Let $(G,*)$ and $(G',\circ)$ be groups. The order of an element $x$ of a group is denoted by $|x|$. Let $\varphi: G\rightarrow G'$ be a homomorphism. Show that, for each $a \in G$, $$\big| \varphi (a) \big| \le | a |\,.$$

I thought so, if $\varphi$ is a homomorphism then given $a, b \in G$, we have \begin{equation} \varphi (a \ast b) = \varphi (a) \diamond \varphi (b). \end{equation}

I don't know how to use this to show that the order of an element in the image is less than or equal to the order of that element.

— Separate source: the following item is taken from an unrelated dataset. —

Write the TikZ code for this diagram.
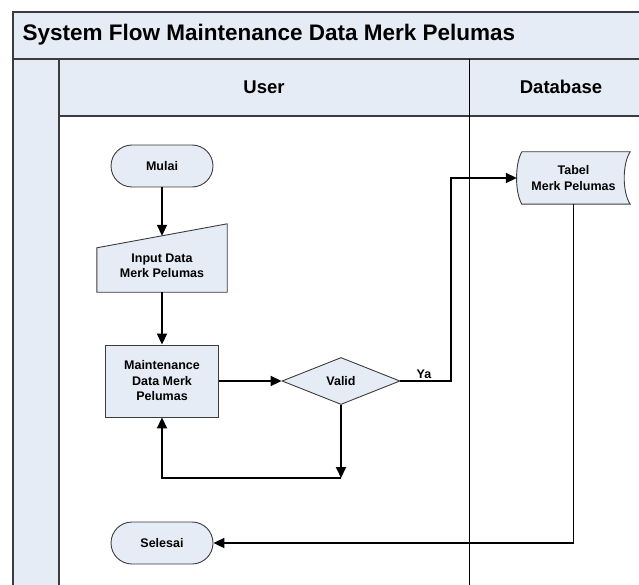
\documentclass[tikz,border=0pt]{standalone}
\usepackage{fontspec}
\setmainfont{Liberation Sans}
\usetikzlibrary{positioning}
\usetikzlibrary{calc}
\usetikzlibrary{arrows.meta}
\usetikzlibrary{shapes.geometric}
\usetikzlibrary{backgrounds}
\definecolor{lane}{RGB}{230,236,246}
\definecolor{edge}{RGB}{60,60,60}
\newcommand{\flowfont}{\bfseries\fontsize{12.5}{15.5}\selectfont}
\tikzset{term/.style = {draw=edge, fill=lane, line width=0.9pt, rounded corners=21pt, minimum width=102pt, minimum height=42pt, font=\flowfont}}
\tikzset{proc/.style = {draw=edge, fill=lane, line width=0.9pt, minimum width=113pt, minimum height=72pt, align=center, font=\flowfont}}
\tikzset{dec/.style = {diamond, draw=edge, fill=lane, line width=0.9pt, inner sep=0pt, minimum width=118pt, minimum height=47pt, font=\flowfont}}
\tikzset{txtbox/.style = {align=center, inner sep=0pt, font=\flowfont}}
\tikzset{special/.style = {draw=edge, fill=lane, line width=0.9pt}}
\tikzset{flow/.style = {line width=1.8pt, -{Triangle[length=11pt, width=10pt]}}}
\tikzset{frame/.style = {draw=edge, line width=1.4pt}}

\begin{document}
\begin{tikzpicture}[x=1pt, y=-1pt]
    \useasboundingbox (0,0) rectangle (639,585);
    \clip (0,0) rectangle (639,585);
    % swimlanes
    \fill[lane] (13,12) rectangle (660,116);
    \fill[lane] (13,116) rectangle (59,600);
    \draw[frame] (660,12) -- (13,12) -- (13,600);
    \draw[frame, line width=1.8pt] (13,59) -- (660,59);
    \draw[frame] (59,59) -- (59,600);
    \draw[frame] (59,116) -- (660,116);
    \draw[black, line width=0.8pt] (469,59) -- (469,600);
    \node[anchor=west, font=\bfseries\fontsize{22.5}{27}\selectfont] (judul) at (19,35) {System Flow Maintenance Data Merk Pelumas};
    \node[font=\bfseries\fontsize{18.5}{22}\selectfont] (user) at (264,87) {User};
    \node[font=\bfseries\fontsize{18.5}{22}\selectfont] (db) at (561,87) {Database};
    % flow
    \node[term] (mulai) at (162,166) {Mulai};
    \node[txtbox, minimum width=130pt, minimum height=52pt] (input) at (162,266) {Input Data\\Merk Pelumas};
    \node[proc] (maint) at (162,381) {Maintenance\\Data Merk\\Pelumas};
    \node[dec] (valid) at (341,381) {Valid};
    \node[txtbox, minimum width=113pt, minimum height=52pt] (tabel) at (573.5,178) {Tabel\\Merk Pelumas};
    \node[term] (selesai) at (162,543) {Selesai};
    \begin{scope}[on background layer]
        \draw[special] (input.south west) -- (input.south east) -- ($(input.north east)+(0,-16)$) -- ($(input.north west)+(0,8)$) -- cycle;
        \draw[special] ($(tabel.north west)+(5,0)$) .. controls +(-7,12) and +(-7,-12) .. ($(tabel.south west)+(5,0)$) -- (tabel.south east) .. controls +(-8,-12) and +(-8,12) .. (tabel.north east) -- cycle;
    \end{scope}
    \coordinate (inptop) at ($(input.north)+(0,-4)$);
    \coordinate (loop) at (341,478);
    \coordinate (yaturn) at (451,381);
    \draw[flow] (mulai) -- (inptop);
    \draw[flow] (input) -- (maint);
    \draw[flow] (maint) -- (valid);
    \draw[flow] (valid) -- (loop);
    \draw[flow] (loop) -| (maint);
    \draw[flow] (valid) -- (yaturn) |- (tabel);
    \draw[flow] (tabel) |- (selesai);
    \node[fill=white, inner sep=1pt, font=\flowfont] (ya) at (424,374) {Ya};
\end{tikzpicture}
\end{document}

Can someone help me please?

Answer 1

Hint: We have $a^{|a|} = 1$, hence $1=\varphi(1) = \varphi(a^{|a|}) = \varphi(a)^{|a|}$. What can you conclude about $|\varphi(a)|?$

Answer 2

By induction, show that $\varphi(a^n) = \varphi(a)^n$ for all $n \in \mathbb Z$. Hence $$1_{G'} = \varphi(1_G) = \varphi(a^{|a|}) = \varphi(a)^{|a|}$$ and then...

Answer 3

Hint:

You have a surjective morphism from $\langle\mkern 2mu a\mkern2mu\rangle$ onto $\langle\, \varphi(a)\,\rangle$.